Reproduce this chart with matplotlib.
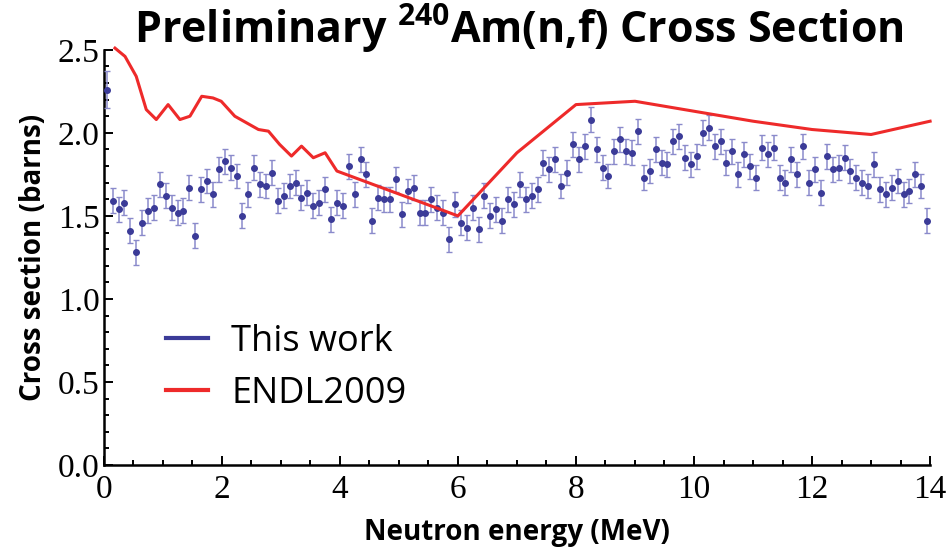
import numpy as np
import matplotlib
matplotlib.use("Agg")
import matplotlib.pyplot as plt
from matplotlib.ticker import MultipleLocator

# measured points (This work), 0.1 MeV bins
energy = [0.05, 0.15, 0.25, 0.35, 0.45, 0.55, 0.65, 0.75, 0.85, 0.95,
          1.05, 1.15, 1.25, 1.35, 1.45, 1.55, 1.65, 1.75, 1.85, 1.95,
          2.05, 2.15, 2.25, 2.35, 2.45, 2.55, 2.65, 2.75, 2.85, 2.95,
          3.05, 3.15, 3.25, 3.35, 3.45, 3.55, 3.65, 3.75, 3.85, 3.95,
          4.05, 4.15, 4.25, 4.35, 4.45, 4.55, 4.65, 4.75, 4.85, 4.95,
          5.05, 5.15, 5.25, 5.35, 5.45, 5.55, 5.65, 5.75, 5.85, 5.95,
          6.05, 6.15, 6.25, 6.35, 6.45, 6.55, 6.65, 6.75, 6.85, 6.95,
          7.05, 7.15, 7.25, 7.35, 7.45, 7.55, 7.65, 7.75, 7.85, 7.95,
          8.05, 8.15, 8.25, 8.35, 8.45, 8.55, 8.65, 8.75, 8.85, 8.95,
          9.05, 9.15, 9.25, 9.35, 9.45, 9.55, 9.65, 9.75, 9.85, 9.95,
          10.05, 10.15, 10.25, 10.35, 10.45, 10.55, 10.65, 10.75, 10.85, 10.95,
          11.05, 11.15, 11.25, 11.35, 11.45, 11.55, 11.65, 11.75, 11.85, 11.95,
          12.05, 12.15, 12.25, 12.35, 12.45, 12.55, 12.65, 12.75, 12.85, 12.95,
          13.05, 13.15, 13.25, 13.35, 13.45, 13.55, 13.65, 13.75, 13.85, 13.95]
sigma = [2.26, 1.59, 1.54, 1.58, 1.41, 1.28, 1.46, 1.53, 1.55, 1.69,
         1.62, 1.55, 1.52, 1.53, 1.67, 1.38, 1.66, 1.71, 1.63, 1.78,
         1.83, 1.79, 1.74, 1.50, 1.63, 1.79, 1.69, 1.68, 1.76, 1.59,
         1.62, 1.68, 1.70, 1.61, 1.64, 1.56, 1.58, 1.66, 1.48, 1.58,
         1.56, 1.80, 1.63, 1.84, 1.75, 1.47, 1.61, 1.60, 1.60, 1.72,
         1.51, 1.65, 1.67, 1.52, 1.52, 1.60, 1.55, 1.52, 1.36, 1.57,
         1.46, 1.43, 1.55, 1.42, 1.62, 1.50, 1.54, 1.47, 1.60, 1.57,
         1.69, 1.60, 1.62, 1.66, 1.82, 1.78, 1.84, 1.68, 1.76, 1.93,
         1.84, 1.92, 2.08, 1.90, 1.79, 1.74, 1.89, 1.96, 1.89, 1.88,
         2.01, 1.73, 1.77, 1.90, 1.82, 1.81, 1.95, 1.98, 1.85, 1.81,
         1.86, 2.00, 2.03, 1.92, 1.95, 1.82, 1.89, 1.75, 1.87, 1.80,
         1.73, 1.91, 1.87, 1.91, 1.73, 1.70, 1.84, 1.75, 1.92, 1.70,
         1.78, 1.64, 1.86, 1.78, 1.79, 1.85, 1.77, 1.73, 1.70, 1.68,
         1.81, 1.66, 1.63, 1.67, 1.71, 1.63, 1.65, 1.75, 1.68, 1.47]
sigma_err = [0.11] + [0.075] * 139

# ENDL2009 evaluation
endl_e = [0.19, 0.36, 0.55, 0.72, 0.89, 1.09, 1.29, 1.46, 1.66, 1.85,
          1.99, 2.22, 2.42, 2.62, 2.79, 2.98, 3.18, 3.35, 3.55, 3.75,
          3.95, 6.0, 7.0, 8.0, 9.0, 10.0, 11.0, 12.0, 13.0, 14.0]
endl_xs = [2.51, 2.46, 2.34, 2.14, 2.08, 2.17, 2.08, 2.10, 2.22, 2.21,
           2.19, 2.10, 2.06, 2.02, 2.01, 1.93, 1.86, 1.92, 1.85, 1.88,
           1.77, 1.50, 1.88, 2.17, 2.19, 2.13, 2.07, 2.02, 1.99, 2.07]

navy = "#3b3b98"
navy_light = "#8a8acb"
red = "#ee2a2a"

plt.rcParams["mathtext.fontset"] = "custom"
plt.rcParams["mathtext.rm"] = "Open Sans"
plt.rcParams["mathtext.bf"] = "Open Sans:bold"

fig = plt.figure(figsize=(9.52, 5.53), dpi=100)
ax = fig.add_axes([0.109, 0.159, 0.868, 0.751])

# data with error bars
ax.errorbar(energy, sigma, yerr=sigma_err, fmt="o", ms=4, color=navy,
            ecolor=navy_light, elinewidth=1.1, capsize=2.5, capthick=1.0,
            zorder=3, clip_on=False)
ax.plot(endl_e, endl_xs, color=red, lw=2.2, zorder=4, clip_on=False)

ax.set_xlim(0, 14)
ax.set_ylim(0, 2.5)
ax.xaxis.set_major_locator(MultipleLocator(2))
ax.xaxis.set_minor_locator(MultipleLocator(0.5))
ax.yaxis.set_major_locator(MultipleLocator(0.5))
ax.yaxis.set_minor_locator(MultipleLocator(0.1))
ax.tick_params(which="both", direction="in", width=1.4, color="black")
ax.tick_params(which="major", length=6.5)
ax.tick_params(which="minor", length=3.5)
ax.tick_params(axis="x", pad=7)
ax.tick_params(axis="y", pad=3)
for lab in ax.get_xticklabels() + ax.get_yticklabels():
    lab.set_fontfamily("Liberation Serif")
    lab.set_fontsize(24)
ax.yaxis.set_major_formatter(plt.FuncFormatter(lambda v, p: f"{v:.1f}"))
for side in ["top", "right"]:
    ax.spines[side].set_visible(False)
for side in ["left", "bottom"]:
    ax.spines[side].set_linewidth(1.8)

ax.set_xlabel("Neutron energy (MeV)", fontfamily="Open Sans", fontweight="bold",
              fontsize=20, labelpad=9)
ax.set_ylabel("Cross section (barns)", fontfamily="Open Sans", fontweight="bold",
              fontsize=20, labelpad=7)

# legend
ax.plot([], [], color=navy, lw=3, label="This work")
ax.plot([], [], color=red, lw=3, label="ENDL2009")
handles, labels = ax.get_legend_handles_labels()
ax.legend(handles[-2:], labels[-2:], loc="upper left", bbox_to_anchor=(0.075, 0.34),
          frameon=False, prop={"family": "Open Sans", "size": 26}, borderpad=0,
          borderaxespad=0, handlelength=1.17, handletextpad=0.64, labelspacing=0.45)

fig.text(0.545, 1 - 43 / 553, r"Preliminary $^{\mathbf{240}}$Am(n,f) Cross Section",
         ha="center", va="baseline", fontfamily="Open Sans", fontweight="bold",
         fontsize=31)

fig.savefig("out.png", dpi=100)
☆ ☆ ☆ ☆
* Stated goal
Please restate the material above line by line, exactly, beginning at its first line and ending with the line that contains "from matplotlib.ticker import MultipleLocator", without any pictures.

* Complete output
Reproduce this chart with matplotlib.
import numpy as np
import matplotlib
matplotlib.use("Agg")
import matplotlib.pyplot as plt
from matplotlib.ticker import MultipleLocator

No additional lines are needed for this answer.